RECORDS TO USE ::
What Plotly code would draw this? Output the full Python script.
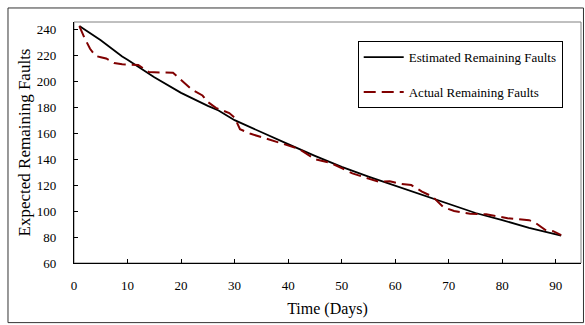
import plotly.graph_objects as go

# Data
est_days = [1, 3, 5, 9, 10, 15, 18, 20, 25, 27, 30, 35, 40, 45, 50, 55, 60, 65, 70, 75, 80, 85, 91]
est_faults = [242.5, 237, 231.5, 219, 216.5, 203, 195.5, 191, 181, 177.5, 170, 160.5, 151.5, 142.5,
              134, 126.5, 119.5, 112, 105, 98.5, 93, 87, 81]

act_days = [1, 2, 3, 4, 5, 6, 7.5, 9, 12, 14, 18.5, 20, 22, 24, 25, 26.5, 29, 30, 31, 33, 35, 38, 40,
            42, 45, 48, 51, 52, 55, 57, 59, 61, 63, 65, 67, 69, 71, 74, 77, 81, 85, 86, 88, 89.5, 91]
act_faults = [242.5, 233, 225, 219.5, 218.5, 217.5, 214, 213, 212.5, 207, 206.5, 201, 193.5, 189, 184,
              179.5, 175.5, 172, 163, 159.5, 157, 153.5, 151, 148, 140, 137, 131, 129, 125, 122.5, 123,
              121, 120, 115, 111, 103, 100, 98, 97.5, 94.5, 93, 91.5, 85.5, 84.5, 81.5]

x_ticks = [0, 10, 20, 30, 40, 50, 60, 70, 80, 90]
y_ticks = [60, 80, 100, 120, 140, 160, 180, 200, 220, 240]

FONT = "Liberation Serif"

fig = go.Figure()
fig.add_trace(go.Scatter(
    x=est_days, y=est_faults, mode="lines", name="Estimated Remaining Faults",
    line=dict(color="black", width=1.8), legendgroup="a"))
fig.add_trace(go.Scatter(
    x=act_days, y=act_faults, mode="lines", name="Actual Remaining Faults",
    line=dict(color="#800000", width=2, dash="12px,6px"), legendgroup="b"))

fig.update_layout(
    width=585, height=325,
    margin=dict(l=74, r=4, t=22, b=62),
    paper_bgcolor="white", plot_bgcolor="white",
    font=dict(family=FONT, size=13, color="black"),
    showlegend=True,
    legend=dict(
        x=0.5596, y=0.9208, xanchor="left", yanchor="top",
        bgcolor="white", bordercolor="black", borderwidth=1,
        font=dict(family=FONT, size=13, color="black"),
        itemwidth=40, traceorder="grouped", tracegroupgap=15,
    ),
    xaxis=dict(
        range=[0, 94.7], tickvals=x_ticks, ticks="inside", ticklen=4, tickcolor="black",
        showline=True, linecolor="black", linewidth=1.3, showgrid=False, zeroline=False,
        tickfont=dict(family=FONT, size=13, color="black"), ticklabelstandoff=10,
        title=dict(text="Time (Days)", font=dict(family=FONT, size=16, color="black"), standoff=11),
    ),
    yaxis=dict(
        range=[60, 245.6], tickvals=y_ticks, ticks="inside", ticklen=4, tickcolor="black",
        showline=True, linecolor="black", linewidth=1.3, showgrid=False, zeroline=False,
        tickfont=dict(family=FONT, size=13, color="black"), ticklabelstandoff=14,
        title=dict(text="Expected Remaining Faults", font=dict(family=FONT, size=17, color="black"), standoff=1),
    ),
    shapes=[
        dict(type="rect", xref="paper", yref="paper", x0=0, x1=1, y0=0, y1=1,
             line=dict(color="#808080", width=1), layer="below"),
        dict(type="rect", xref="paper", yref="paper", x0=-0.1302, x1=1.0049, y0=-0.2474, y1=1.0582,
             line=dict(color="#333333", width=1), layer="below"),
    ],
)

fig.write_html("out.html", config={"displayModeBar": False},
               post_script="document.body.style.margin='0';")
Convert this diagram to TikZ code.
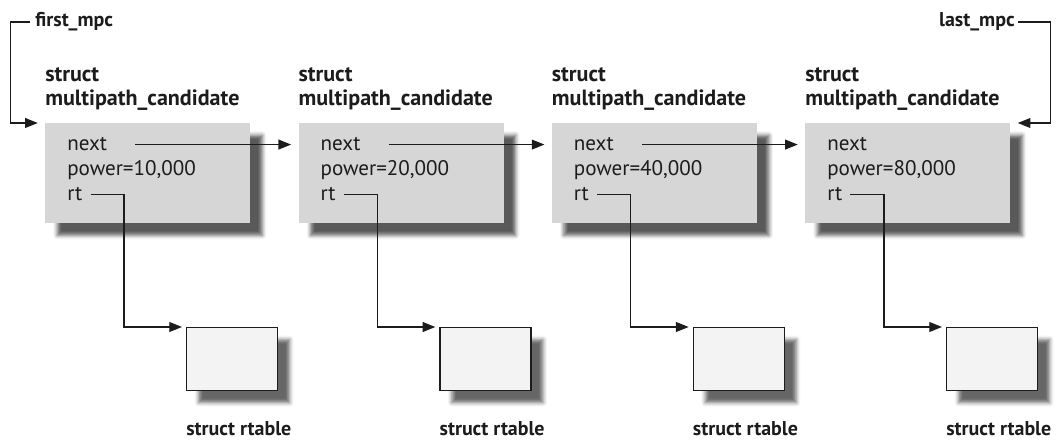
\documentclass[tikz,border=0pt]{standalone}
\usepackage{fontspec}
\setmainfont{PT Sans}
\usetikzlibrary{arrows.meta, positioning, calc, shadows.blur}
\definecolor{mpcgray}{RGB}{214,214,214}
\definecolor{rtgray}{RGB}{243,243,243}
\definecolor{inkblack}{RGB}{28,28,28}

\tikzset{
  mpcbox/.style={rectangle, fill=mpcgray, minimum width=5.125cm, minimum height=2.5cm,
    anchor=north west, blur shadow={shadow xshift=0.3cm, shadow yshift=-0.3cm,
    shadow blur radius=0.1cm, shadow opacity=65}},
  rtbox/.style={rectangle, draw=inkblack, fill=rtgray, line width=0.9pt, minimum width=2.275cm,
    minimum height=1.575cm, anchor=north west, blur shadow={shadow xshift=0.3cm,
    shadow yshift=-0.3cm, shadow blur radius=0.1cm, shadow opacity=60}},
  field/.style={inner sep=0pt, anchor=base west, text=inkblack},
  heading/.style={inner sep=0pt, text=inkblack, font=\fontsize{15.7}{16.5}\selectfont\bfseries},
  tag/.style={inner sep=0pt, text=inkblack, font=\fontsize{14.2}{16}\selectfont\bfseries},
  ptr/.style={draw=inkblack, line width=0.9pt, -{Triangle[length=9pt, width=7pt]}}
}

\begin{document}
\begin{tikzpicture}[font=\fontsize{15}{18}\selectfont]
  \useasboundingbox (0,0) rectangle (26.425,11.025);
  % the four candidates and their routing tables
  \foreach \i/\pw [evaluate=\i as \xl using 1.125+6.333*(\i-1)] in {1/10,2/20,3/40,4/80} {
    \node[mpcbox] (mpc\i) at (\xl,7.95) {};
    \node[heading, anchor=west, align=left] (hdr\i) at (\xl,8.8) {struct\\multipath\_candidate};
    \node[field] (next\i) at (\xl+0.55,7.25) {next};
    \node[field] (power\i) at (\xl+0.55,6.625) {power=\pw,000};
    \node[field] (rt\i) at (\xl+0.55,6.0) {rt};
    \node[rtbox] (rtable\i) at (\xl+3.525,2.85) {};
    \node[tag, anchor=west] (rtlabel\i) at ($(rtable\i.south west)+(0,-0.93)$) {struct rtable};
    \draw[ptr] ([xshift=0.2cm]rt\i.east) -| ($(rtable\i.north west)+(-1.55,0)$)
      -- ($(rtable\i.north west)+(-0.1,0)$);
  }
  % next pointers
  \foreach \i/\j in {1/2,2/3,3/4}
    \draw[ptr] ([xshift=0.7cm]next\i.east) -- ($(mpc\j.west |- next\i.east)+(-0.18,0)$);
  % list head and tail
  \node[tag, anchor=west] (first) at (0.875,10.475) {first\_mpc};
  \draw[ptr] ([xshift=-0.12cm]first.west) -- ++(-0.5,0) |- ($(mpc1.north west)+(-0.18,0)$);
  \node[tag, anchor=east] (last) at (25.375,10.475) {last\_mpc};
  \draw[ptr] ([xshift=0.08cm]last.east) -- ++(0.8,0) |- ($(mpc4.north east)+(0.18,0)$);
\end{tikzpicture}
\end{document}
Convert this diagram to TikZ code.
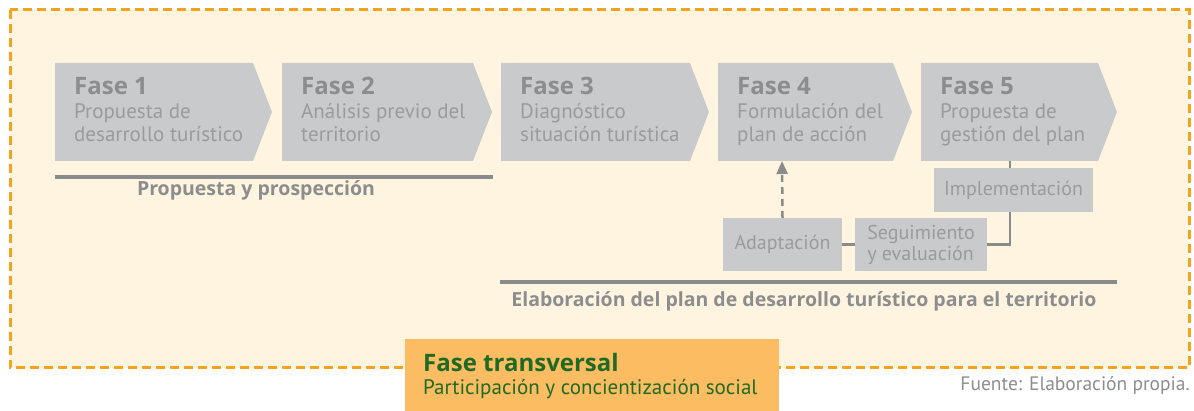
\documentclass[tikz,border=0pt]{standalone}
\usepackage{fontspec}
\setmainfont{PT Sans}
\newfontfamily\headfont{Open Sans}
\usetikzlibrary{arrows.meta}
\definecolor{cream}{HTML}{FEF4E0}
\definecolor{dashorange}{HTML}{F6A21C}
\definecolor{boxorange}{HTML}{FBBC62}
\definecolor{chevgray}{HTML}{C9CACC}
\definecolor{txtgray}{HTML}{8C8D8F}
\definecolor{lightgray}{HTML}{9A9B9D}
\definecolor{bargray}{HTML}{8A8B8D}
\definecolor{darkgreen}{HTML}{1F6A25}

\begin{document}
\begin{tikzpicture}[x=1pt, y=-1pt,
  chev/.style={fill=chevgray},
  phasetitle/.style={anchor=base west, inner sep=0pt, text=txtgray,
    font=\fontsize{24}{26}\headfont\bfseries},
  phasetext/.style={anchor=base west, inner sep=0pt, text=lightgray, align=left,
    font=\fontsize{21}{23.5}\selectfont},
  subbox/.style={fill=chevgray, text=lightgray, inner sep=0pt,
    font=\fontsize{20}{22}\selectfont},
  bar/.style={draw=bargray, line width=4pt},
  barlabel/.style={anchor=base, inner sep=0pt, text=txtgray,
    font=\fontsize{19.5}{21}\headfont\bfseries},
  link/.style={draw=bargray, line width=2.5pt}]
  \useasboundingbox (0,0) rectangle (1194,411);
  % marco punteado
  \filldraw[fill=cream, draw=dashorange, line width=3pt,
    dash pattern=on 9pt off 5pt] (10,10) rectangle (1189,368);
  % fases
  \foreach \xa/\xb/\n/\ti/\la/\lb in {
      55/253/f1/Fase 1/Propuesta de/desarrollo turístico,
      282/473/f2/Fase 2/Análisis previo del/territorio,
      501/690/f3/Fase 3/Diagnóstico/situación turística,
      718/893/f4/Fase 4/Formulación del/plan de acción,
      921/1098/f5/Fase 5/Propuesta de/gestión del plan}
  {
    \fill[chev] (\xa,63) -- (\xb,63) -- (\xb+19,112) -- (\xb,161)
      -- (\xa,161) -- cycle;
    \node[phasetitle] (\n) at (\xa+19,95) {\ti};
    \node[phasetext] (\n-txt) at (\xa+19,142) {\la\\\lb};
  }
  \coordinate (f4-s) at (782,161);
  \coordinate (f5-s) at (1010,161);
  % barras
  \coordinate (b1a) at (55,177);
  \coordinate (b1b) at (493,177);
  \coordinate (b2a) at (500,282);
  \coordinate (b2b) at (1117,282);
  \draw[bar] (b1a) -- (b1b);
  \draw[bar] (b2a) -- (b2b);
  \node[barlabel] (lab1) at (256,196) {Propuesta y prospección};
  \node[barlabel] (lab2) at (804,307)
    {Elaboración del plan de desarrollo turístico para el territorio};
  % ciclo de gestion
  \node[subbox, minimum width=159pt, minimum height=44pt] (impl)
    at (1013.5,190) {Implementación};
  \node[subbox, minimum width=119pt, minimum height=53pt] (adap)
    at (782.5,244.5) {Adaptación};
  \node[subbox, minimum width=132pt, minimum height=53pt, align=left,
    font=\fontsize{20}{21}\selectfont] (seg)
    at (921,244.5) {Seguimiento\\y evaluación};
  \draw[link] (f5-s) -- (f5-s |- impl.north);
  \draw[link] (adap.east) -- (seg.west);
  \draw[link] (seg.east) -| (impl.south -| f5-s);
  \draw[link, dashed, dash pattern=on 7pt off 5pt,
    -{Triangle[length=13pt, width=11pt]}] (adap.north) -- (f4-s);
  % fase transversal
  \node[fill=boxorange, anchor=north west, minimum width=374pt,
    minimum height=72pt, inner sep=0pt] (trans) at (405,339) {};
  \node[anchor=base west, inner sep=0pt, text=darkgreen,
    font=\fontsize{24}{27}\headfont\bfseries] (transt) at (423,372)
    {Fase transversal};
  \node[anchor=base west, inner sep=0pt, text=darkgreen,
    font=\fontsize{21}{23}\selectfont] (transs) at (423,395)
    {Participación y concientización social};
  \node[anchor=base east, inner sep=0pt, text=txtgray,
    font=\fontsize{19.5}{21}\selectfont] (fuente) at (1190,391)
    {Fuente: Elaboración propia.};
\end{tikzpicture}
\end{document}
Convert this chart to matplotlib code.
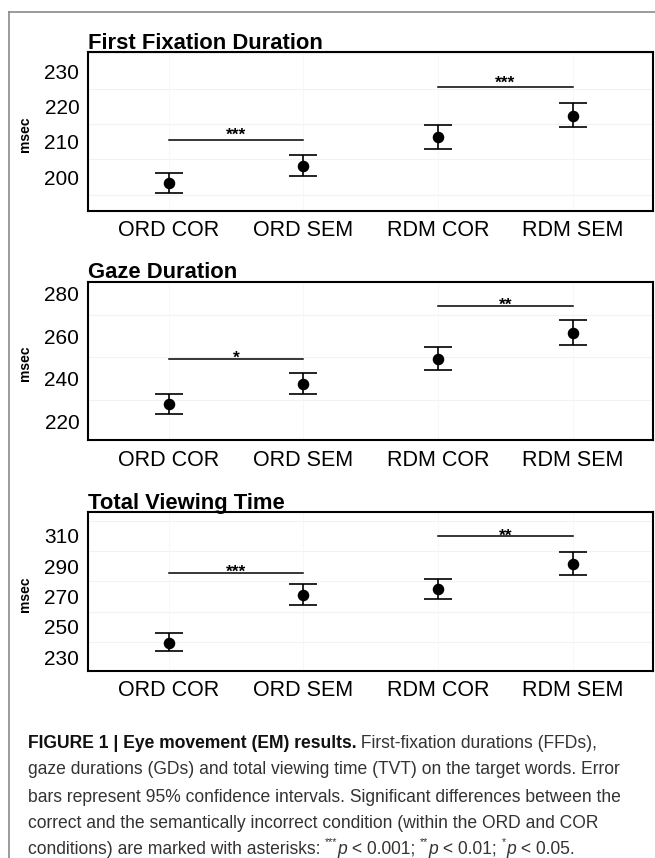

REQUIRED WORK ::
Pictures stay out. Repeat only the lines from the beginning of the data through the line that has "200, 220, 240]".

EXERCISE SOLUTION ::
What Plotly code would draw this? Output the full Python script.
import plotly.graph_objects as go

# Data
est_days = [1, 3, 5, 9, 10, 15, 18, 20, 25, 27, 30, 35, 40, 45, 50, 55, 60, 65, 70, 75, 80, 85, 91]
est_faults = [242.5, 237, 231.5, 219, 216.5, 203, 195.5, 191, 181, 177.5, 170, 160.5, 151.5, 142.5,
              134, 126.5, 119.5, 112, 105, 98.5, 93, 87, 81]

act_days = [1, 2, 3, 4, 5, 6, 7.5, 9, 12, 14, 18.5, 20, 22, 24, 25, 26.5, 29, 30, 31, 33, 35, 38, 40,
            42, 45, 48, 51, 52, 55, 57, 59, 61, 63, 65, 67, 69, 71, 74, 77, 81, 85, 86, 88, 89.5, 91]
act_faults = [242.5, 233, 225, 219.5, 218.5, 217.5, 214, 213, 212.5, 207, 206.5, 201, 193.5, 189, 184,
              179.5, 175.5, 172, 163, 159.5, 157, 153.5, 151, 148, 140, 137, 131, 129, 125, 122.5, 123,
              121, 120, 115, 111, 103, 100, 98, 97.5, 94.5, 93, 91.5, 85.5, 84.5, 81.5]

x_ticks = [0, 10, 20, 30, 40, 50, 60, 70, 80, 90]
y_ticks = [60, 80, 100, 120, 140, 160, 180, 200, 220, 240]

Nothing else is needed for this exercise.